COPACAR is a generic collective pairwise classification model for multi-way data analysis. COPACAR combines the superiority of factorization models in large relational data domains with the classification capabilities based on using the pairwise ranking loss. In contrast to current collective relational approaches COPACAR aims to infer probabilities so that those for existing relationships are higher than for assumed-to-be-negative relationships.
Although COPACAR bears correspondence with the maximization of non-differentiable area under the ROC curve, it comes with a learning algorithm that scales well on multi-relational data.

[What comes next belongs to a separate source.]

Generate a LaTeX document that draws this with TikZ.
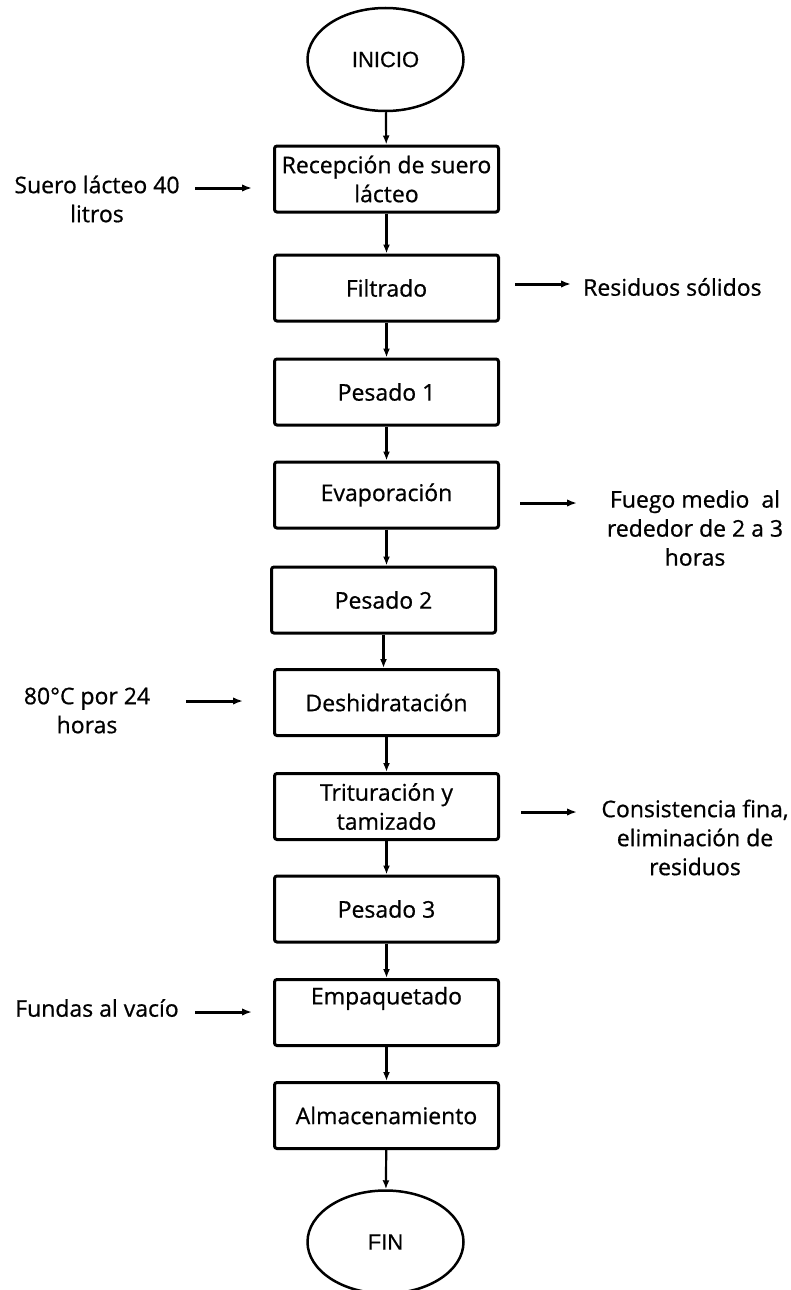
\documentclass[tikz,border=0pt]{standalone}
\usepackage{fontspec}
\setmainfont{Open Sans}[RawFeature={embolden=0.7}]
\newfontfamily\arialf{Liberation Sans}[RawFeature={embolden=0.5}]
\usetikzlibrary{arrows.meta,shapes.geometric}
\tikzset{
  every node/.style={font=\fontsize{23}{29}\selectfont},
  procbox/.style={draw, line width=3pt, rounded corners=2.5pt, minimum width=224pt,
    minimum height=66pt, inner sep=0pt, align=center},
  term/.style={draw, ellipse, line width=2.5pt, minimum width=156pt, minimum height=103pt,
    inner sep=0pt, font=\arialf\fontsize{22}{26}\selectfont},
  sidetext/.style={align=center, inner sep=0pt},
  flow/.style={line width=2.2pt, -{Latex[length=9pt,width=7pt]}},
  side/.style={line width=3pt, -{Latex[length=10pt,width=7.5pt]}}
}
\begin{document}
\begin{tikzpicture}[x=1pt,y=-1pt]
\useasboundingbox (0,0) rectangle (790,1290);
% main column
\node[term] (ini) at (385.5,59.5) {INICIO};
\node[procbox] (rec) at (386.5,179) {Recepción de suero\\lácteo};
\node[procbox] (fil) at (386.5,288) {Filtrado};
\node[procbox] (p1) at (386.5,392) {Pesado 1};
\node[procbox] (eva) at (386.5,495) {Evaporación};
\node[procbox] (p2) at (383.5,600) {Pesado 2};
\node[procbox] (des) at (386.5,702.5) {Deshidratación};
\node[procbox] (tri) at (386.5,806.5) {Trituración y\\tamizado};
\node[procbox] (p3) at (386.5,909) {Pesado 3};
\node[procbox] (emp) at (386.5,1012.5) {Empaquetado\\[-4pt]\strut};
\node[procbox] (alm) at (386.5,1115.5) {Almacenamiento};
\node[term] (fin) at (385.5,1242) {FIN};
% main arrows
\draw[flow] (ini) -- (rec);
\draw[flow] (rec) -- (fil);
\draw[flow] (fil) -- (p1);
\draw[flow] (p1) -- (eva);
\draw[flow] (eva.south) -- (eva.south |- p2.north);
\draw[flow] (p2.south) -- (p2.south |- des.north);
\draw[flow] (des) -- (tri);
\draw[flow] (tri) -- (p3);
\draw[flow] (p3) -- (emp);
\draw[flow] (emp) -- (alm);
\draw[flow] (alm) -- (fin);
% side texts
\node[sidetext] (suero) at (97,199) {Suero lácteo 40\\litros};
\node[sidetext, anchor=west] (resid) at (583,287) {Residuos sólidos};
\node[sidetext] (fuego) at (695,528) {Fuego medio\ \ al\\rededor de 2 a 3\\horas};
\node[sidetext] (temp) at (87,710.5) {80°C por 24\\horas};
\node[sidetext] (cons) at (695,837.5) {Consistencia fina,\\eliminación de\\residuos};
\node[sidetext] (fund) at (97,1008) {Fundas al vacío};
% side arrows
\coordinate (s1a) at (195,188);  \coordinate (s1b) at (252,188);
\coordinate (s2a) at (515,284);  \coordinate (s2b) at (571,284);
\coordinate (s3a) at (520,503);  \coordinate (s3b) at (577,503);
\coordinate (s4a) at (186,701);  \coordinate (s4b) at (243,701);
\coordinate (s5a) at (521,812);  \coordinate (s5b) at (577,812);
\coordinate (s6a) at (195,1012); \coordinate (s6b) at (252,1012);
\draw[side] (s1a) -- (s1b);
\draw[side] (s2a) -- (s2b);
\draw[side] (s3a) -- (s3b);
\draw[side] (s4a) -- (s4b);
\draw[side] (s5a) -- (s5b);
\draw[side] (s6a) -- (s6b);
\end{tikzpicture}
\end{document}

COPACAR can make category-jumping predictions about, for example, diseases from genomic and clinical data generated far outside the molecular context.
This repository contains supplementary material for Collective pairwise classification for multi-way analysis of disease and drug data by Marinka Zitnik and Blaz Zupan.

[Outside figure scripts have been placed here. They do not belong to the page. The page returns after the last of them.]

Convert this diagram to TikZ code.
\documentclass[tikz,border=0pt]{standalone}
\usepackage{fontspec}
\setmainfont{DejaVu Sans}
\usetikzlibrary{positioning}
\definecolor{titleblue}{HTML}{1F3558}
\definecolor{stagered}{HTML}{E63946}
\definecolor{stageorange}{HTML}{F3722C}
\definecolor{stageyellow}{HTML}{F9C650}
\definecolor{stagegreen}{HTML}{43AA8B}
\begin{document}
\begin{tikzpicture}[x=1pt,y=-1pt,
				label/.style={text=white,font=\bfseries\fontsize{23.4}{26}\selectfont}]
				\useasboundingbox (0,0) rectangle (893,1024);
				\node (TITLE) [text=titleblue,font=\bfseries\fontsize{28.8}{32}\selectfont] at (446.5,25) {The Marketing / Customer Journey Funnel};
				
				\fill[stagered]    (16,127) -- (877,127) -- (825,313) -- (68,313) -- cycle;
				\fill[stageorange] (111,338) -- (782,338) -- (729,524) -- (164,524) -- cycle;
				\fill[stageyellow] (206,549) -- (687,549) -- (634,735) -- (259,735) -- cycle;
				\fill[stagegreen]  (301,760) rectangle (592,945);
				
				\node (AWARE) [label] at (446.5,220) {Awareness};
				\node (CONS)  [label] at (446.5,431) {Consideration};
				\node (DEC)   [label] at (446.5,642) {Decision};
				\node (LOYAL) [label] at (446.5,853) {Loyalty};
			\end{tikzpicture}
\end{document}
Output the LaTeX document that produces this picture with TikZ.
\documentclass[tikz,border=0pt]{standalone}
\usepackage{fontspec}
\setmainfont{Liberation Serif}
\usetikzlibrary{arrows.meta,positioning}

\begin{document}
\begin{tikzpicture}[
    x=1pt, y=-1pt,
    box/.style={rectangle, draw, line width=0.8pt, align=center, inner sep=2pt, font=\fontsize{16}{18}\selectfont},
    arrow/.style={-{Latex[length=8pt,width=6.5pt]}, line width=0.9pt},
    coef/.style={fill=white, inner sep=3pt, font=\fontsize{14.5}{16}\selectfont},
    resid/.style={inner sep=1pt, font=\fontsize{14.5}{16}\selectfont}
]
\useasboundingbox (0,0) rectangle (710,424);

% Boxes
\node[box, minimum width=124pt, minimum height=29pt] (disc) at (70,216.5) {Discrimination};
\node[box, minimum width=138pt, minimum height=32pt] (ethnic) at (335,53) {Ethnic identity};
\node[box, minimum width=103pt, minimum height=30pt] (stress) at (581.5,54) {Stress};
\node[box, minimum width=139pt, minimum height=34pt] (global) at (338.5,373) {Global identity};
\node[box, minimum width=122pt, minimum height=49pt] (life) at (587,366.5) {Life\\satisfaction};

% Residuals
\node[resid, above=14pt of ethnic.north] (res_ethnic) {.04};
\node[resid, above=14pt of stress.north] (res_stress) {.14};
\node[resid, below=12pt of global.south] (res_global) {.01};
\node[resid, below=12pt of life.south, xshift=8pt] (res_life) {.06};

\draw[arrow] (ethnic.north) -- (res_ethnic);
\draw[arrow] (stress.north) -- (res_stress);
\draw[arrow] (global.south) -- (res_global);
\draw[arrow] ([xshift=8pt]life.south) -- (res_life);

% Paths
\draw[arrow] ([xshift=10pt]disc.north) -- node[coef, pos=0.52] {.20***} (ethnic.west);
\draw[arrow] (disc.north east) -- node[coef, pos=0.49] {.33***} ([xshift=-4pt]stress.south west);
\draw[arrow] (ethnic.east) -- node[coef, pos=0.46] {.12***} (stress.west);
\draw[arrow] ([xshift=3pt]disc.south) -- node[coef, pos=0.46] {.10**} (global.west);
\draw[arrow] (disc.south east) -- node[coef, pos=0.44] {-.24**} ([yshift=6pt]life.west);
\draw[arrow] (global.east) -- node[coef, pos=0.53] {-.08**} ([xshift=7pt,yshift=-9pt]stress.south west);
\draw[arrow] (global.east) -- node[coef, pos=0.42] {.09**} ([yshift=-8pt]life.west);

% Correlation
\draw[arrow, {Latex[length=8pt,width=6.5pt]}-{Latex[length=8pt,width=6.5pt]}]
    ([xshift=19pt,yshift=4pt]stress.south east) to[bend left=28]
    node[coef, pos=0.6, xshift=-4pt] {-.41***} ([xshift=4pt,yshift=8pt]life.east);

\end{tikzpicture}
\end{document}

COPACAR factors a collection of relation data matrices (a tensor) X^(k),
k = 1,2,...,m
, such that each
relation X^(k)
is factored into
X^(k) = A * R^(k) * A.T,
where A
is the matrix storing latent components of entities in the domain. A
is shared across relations.
Matrix R^(k)
is the latent component interaction matrix. COPACAR optimizes for the latent model
w.r.t. ranking based on pairwise classification
sum_{i,j,g,h} [ (X^(k)_ij - X^(k)_gh) * log(sigma(A_i^T * R^(k) * A_j - A_g^T * R^(k) * A_h)) + reg ].
The relations are N x N
matrices. Usually, these
matrices correspond to the adjacency matrices of the relational graph
for a particular relation in a multi-relational data set.

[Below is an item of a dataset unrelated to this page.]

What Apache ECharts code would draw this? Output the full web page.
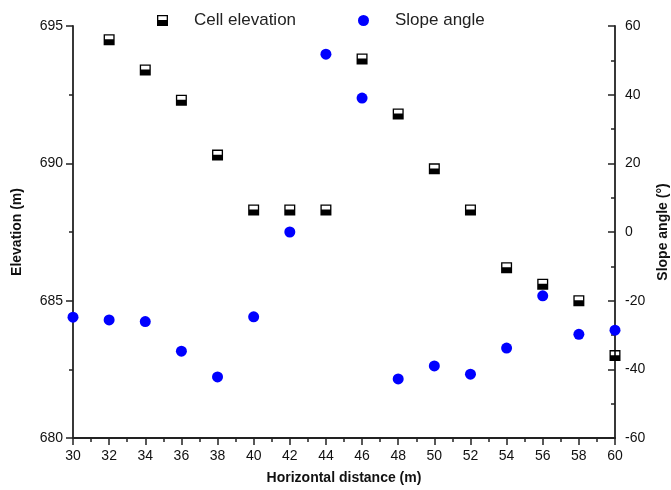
<!DOCTYPE html>
<html>
<head>
<meta charset="utf-8">
<title>Elevation and slope angle</title>
<script src="https://cdn.jsdelivr.net/npm/echarts@6/dist/echarts.min.js"></script>
</head>
<body style="margin:0">
<div id="box" style="width: 671px;height: 490px;"></div>
<script>
// 数据
var distance = [30, 32, 34, 36, 38, 40, 42, 44, 46, 48, 50, 52, 54, 56, 58, 60]
var elevX = [32, 34, 36, 38, 40, 42, 44, 46, 48, 50, 52, 54, 56, 58, 60]
var elevation = [694.5, 693.4, 692.3, 690.3, 688.3, 688.3, 688.3, 693.8, 691.8, 689.8, 688.3, 686.2, 685.6, 685.0, 683.0]
var slopeAngle = [-24.8, -25.6, -26.1, -34.7, -42.2, -24.7, 0, 51.8, 39.0, -42.8, -39.0, -41.4, -33.8, -18.6, -29.8, -28.6]

var elevData = []
for (var i = 0; i < elevX.length; i++) {
  elevData.push([elevX[i], elevation[i]])
}
var slopeData = []
for (var j = 0; j < distance.length; j++) {
  slopeData.push([distance[j], slopeAngle[j]])
}

// 半填充方块
var halfSquare = 'path://M0,0 L10,0 L10,10 L0,10 Z M1.2,1.2 L1.2,4.6 L8.8,4.6 L8.8,1.2 Z'
var font = "'Liberation Sans', Arial, sans-serif"
var axisLine = { show: true, onZero: false, lineStyle: { color: '#222', width: 1.8 } }

var mCharts = echarts.init(document.querySelector('#box'))
var option = {
  animation: false,
  textStyle: { fontFamily: font },
  grid: { left: 73, right: 56, top: 26, bottom: 52, containLabel: false, outerBoundsMode: 'none' },
  legend: [
    {
      data: ['Cell elevation'], left: 152, top: 7,
      itemWidth: 11, itemHeight: 11,
      textStyle: { fontSize: 17, color: '#222', fontFamily: font, padding: [0, 0, 0, 21] }
    },
    {
      data: ['Slope angle'], left: 353, top: 7,
      itemWidth: 11, itemHeight: 11,
      textStyle: { fontSize: 17, color: '#222', fontFamily: font, padding: [0, 0, 0, 21] }
    }
  ],
  xAxis: {
    type: 'value', min: 30, max: 60, interval: 2,
    name: 'Horizontal distance (m)', nameLocation: 'middle', nameGap: 33,
    nameTextStyle: { fontSize: 14, fontWeight: 'bold', color: '#111' },
    axisLine: axisLine,
    axisTick: { show: true, length: 7, lineStyle: { color: '#222', width: 1.5 } },
    minorTick: { show: true, splitNumber: 2, length: 4, lineStyle: { color: '#222', width: 1.5 } },
    axisLabel: { fontSize: 14, color: '#111', margin: 11 },
    splitLine: { show: false }
  },
  yAxis: [
    {
      type: 'value', min: 680, max: 695, interval: 5, position: 'left',
      name: 'Elevation (m)', nameLocation: 'middle', nameGap: 49, nameRotate: 90,
      nameTextStyle: { fontSize: 14, fontWeight: 'bold', color: '#111' },
      axisLine: axisLine,
      axisTick: { show: true, length: 7, lineStyle: { color: '#222', width: 1.5 } },
      minorTick: { show: true, splitNumber: 2, length: 4, lineStyle: { color: '#222', width: 1.5 } },
      axisLabel: { fontSize: 14, color: '#111', margin: 10 },
      splitLine: { show: false }
    },
    {
      type: 'value', min: -60, max: 60, interval: 20, position: 'right',
      name: 'Slope angle (°)', nameLocation: 'middle', nameGap: 39, nameRotate: 90,
      nameTextStyle: { fontSize: 14, fontWeight: 'bold', color: '#111' },
      axisLine: axisLine,
      axisTick: { show: true, inside: true, length: 7, lineStyle: { color: '#222', width: 1.5 } },
      minorTick: { show: true, inside: true, splitNumber: 2, length: 4, lineStyle: { color: '#222', width: 1.5 } },
      axisLabel: { fontSize: 14, color: '#111', margin: 10 },
      splitLine: { show: false }
    }
  ],
  series: [
    {
      name: 'Cell elevation', type: 'scatter', yAxisIndex: 0,
      symbol: halfSquare, symbolSize: 11,
      itemStyle: { color: '#000', opacity: 1 },
      data: elevData
    },
    {
      name: 'Slope angle', type: 'scatter', yAxisIndex: 1,
      symbol: 'circle', symbolSize: 11,
      itemStyle: { color: '#0000ff', opacity: 1 },
      data: slopeData
    }
  ]
}
mCharts.setOption(option)
</script>
</body>
</html>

The required dependencies to build the software are Numpy >= 1.8
, SciPy >= 0.10
, Joblib >= 0.8
, scikit-learn >= 0.12
.
Example script to classify kinships data using COPACAR:
import logging
from scipy.io.matlab import loadmat
from scipy.sparse import lil_matrix
from copacar import copacar_sgd
# Set logging to INFO to see COPACAR information
logging.basicConfig(level=logging.INFO)
# Load Matlab data and convert it to dense tensor format
T = loadmat('data/alyawarradata.mat')['Rs']
X = [lil_matrix(T[:, :, k]) for k in range(T.shape[2])]
# Decompose multi-way data using COPACAR-SGD
A, R, fit, itr, exectimes = copacar_sgd(X, 10, lambda_A=1e-1, lambda_R=1e-1, max_iter=100, n_jobs=-1)
For more examples on the usage of COPACAR, please see the examples directory.
To install in your home directory, use
python setup.py install --user
To install for all users on Unix/Linux
python setup.py build
sudo python setup.py install
To install in development mode
python setup.py develop
@inproceedings{Zitnik2016,
title = {Collective pairwise classification for multi-way analysis of disease and drug data},
author = {{\v{Z}}itnik, Marinka and Zupan, Bla{\v{z}}},
booktitle = {Pacific Symposium on Biocomputing},
volume = {21},
pages = {81-92},
year = {2016}
}
COPACAR is licensed under the GPLv2.